Papadakis grew up in his family's Greek restaurant in San Pedro, where he still lives. Duties included being a singing waiter (listen to the interview to hear his version of "Rags to Riches"), and he says working in a restaurant taught him how to deal with people. Then, he got a scholarship to USC where he became captain of the football team while earning an English degree.
He was lousy at math and science, he says, "but I always was a reader of literary fiction and real books, you know. And because of that it saved me in my career, in my life, made me able to communicate and impress people I probably shouldn't have."
That shows up in the show, which he regularly starts with a quote like, "Wise men speak because they have something to say. Fools because they have to say something." (That's Plato, another Greek.) But so do his other widely varied interests: Frogman Friday celebrates the show "Sea Hunt."
"I live by the ocean," he says, "and I love water people but I'm afraid of the water." They do "The Bachelorette Report" to review the latest episode of the show. They spent five minutes talking about Ettore Bugatti the day I was there, including an excursion into high fashion. And just yesterday Papadakis closed the show by reading song titles from a new K-pop album; I don't think they even played any music from it.

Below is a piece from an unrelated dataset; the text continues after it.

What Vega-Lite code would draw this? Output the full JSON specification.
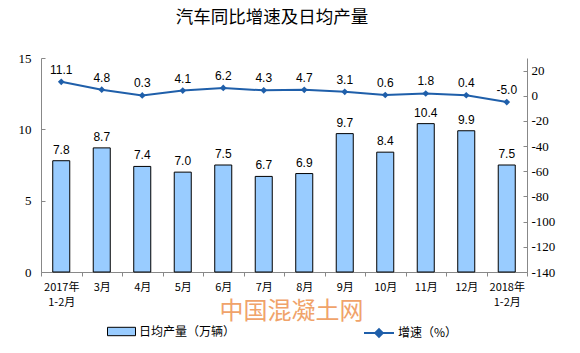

They were just funny titles.
And yes, they do sports. Probably 60-70 percent of the show is sports related, but even that stays smart. When I visited, they had an expert on who could actually explain NFL rules in a way a non-football fan could understand. That's good radio on the public or commercial dial.

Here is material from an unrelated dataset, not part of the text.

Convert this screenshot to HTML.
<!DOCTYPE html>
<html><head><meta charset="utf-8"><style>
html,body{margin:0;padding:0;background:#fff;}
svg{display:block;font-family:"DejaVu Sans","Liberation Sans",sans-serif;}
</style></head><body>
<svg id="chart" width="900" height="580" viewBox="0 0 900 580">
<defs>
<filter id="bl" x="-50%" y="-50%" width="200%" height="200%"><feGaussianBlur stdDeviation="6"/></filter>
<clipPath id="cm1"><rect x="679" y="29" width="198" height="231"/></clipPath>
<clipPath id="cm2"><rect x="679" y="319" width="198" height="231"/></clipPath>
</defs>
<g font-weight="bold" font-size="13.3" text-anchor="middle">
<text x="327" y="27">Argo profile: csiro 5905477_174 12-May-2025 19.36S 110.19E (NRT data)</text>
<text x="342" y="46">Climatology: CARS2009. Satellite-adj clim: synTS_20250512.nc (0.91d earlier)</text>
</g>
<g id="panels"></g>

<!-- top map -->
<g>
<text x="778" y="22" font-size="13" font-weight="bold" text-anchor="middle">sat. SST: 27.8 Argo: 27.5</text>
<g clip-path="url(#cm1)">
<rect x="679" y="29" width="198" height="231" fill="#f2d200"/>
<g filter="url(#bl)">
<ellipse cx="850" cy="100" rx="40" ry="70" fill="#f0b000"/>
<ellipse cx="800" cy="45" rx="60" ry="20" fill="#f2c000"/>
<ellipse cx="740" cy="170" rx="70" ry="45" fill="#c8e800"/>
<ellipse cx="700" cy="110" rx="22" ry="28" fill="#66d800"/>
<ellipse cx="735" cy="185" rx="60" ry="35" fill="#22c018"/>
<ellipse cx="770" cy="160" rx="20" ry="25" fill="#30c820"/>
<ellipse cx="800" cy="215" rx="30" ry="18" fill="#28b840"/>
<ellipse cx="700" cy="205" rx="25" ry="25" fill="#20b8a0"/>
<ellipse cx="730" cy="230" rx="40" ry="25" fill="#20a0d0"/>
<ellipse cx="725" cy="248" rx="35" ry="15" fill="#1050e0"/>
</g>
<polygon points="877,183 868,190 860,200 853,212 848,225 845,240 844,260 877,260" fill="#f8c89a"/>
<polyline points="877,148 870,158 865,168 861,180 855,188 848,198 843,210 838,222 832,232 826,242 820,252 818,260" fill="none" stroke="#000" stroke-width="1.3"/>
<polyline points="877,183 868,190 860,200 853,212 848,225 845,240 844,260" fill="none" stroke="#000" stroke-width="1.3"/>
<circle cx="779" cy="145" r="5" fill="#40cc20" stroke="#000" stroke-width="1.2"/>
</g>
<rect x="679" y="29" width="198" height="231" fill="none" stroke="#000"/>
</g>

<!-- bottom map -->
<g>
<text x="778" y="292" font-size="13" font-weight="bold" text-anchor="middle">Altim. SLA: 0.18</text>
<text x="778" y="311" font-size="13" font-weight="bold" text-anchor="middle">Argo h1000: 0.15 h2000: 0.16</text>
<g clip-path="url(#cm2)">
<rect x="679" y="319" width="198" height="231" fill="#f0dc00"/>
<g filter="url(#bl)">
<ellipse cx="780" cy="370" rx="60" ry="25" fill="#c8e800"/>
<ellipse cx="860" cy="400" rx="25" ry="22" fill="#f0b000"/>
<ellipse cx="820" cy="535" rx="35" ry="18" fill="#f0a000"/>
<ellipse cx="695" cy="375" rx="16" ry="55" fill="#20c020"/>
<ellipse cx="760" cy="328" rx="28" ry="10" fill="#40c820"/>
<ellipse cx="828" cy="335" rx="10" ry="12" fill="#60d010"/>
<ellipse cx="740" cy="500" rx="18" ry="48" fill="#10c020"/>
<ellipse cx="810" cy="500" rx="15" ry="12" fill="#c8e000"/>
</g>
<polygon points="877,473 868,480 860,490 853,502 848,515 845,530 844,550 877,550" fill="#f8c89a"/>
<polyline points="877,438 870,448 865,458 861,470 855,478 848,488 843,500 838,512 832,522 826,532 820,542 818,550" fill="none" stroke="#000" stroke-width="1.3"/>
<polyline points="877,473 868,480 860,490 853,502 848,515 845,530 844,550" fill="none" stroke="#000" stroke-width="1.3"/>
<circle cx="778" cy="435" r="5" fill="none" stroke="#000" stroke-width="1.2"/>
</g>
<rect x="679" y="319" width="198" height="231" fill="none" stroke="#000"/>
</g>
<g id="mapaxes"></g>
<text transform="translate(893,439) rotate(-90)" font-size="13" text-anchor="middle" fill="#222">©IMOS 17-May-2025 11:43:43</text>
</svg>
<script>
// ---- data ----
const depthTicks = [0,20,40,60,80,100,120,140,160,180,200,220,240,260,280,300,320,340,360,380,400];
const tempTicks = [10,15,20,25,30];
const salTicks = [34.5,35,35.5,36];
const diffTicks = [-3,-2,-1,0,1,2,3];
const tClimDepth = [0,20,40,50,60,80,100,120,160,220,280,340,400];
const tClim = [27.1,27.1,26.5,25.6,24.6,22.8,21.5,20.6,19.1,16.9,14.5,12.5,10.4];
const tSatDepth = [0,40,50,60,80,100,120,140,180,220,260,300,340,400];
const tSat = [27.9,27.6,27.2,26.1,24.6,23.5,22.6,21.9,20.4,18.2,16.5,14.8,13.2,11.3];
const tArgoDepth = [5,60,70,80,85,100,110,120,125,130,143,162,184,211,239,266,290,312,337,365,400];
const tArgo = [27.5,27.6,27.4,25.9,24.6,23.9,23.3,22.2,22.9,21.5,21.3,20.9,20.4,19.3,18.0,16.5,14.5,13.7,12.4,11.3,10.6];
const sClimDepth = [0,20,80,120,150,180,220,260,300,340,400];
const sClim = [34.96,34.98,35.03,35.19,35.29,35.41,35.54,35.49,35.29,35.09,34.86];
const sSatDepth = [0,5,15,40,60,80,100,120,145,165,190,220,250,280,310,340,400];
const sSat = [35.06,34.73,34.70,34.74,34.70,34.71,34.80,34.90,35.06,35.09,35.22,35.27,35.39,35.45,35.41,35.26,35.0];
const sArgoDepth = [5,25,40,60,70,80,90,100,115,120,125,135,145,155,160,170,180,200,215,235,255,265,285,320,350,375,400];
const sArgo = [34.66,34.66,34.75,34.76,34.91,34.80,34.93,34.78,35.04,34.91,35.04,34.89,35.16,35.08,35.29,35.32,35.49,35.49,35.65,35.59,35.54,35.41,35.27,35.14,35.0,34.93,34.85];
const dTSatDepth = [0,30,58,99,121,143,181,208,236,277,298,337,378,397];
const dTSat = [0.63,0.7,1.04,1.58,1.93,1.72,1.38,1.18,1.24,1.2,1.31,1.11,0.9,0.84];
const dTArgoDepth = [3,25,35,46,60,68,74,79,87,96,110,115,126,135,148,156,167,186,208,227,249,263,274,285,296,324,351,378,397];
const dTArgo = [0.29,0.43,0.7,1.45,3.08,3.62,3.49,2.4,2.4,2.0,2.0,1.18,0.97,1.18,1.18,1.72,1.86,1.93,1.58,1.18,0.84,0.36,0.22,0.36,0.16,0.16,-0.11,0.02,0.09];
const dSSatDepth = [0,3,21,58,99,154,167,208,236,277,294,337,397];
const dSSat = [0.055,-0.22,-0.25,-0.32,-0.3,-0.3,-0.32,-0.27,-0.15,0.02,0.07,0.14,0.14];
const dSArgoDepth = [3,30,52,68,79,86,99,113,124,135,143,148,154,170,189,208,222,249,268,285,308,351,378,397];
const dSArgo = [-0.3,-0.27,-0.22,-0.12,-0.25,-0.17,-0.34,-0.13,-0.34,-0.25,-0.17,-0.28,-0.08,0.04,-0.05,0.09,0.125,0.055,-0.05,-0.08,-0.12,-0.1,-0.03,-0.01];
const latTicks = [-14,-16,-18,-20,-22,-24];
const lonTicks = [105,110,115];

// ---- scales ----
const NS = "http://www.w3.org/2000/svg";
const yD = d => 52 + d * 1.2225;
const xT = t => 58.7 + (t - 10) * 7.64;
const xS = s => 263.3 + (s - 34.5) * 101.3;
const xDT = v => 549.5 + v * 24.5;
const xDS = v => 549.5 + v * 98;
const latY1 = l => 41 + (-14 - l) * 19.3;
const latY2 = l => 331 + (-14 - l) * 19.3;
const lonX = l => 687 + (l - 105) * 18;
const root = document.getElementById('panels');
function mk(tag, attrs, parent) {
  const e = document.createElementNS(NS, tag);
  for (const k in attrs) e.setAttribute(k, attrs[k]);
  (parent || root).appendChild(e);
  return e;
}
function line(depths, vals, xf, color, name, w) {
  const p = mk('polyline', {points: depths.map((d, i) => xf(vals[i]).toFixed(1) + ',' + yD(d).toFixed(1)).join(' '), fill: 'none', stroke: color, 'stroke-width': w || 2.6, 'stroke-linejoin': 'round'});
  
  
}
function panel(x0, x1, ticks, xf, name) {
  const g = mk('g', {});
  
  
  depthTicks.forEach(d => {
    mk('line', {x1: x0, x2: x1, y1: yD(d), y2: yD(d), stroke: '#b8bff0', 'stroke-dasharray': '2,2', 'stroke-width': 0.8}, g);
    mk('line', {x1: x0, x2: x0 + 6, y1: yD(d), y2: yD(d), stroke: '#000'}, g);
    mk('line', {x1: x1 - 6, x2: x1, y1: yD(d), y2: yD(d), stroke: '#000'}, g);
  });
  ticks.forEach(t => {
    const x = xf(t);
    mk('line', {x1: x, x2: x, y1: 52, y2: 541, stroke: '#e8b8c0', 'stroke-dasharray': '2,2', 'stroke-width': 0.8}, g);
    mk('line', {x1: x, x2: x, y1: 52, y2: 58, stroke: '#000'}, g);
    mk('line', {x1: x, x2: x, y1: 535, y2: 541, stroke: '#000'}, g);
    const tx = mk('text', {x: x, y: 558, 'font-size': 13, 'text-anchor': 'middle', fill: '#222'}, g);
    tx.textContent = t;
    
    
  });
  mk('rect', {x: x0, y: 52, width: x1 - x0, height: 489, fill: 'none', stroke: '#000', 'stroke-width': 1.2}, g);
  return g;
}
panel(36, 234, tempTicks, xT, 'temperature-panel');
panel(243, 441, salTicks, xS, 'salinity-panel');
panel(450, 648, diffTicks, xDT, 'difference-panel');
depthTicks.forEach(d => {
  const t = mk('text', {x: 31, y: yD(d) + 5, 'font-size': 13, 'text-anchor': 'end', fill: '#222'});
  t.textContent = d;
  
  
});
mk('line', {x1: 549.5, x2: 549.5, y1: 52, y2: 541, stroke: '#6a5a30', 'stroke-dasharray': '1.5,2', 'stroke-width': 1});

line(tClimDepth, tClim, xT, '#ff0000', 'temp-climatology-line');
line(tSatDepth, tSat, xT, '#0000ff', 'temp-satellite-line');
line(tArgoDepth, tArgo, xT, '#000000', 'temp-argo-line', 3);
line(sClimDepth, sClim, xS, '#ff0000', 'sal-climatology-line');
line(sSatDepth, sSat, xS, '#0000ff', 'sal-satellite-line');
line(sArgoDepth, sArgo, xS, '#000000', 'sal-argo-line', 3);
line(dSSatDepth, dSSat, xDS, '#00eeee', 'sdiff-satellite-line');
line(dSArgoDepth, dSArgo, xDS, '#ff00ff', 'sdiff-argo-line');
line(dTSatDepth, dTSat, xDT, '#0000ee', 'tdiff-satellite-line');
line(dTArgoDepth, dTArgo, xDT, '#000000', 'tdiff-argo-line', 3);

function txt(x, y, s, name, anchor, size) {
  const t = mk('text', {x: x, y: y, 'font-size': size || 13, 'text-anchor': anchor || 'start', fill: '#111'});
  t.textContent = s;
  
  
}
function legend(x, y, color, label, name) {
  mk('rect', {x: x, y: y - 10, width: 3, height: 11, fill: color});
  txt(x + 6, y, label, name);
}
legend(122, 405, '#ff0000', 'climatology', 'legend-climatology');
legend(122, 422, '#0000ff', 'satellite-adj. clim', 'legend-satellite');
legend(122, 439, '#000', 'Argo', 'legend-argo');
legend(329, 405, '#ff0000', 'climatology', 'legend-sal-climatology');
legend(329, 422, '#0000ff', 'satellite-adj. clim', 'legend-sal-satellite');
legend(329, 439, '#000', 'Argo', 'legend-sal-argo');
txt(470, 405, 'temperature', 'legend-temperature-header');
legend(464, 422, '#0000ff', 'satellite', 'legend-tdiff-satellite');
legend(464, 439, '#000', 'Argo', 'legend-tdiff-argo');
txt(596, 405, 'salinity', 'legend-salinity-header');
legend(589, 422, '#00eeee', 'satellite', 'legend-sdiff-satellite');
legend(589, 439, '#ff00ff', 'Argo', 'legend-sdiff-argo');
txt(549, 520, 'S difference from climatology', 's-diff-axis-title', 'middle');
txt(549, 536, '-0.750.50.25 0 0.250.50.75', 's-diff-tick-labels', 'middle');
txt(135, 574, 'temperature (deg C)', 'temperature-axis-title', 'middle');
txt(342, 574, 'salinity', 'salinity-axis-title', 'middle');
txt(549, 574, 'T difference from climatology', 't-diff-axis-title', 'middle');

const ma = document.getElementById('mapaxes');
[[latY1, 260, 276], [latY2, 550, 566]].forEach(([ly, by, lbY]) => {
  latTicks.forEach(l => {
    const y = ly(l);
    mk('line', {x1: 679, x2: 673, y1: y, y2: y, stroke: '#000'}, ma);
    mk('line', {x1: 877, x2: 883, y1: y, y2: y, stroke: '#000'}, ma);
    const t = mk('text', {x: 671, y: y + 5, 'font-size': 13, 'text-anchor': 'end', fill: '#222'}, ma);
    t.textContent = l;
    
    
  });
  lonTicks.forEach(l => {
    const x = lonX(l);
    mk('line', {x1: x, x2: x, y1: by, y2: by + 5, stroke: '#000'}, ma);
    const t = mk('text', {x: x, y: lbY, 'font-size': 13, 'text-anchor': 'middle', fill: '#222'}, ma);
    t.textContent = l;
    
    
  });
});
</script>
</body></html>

I ask if they've ever focus-grouped the show, and Papadakis reacts in horror. "No, no. And frankly I don't care. I really don't. I do a show that we enjoy. We all put the show together, we make it, then we leave. Whatever it is, that's what it is."
When we're debriefing about my culture shock, and I say how different "Petros and Money" is from public radio, Papadakis laughs and says, "I'd like to think the show is different from anything out there. And that makes me good because so much has been done a thousand times. The kind of show we do, we do because we can. We're comfortable with each other to be kinda joyful."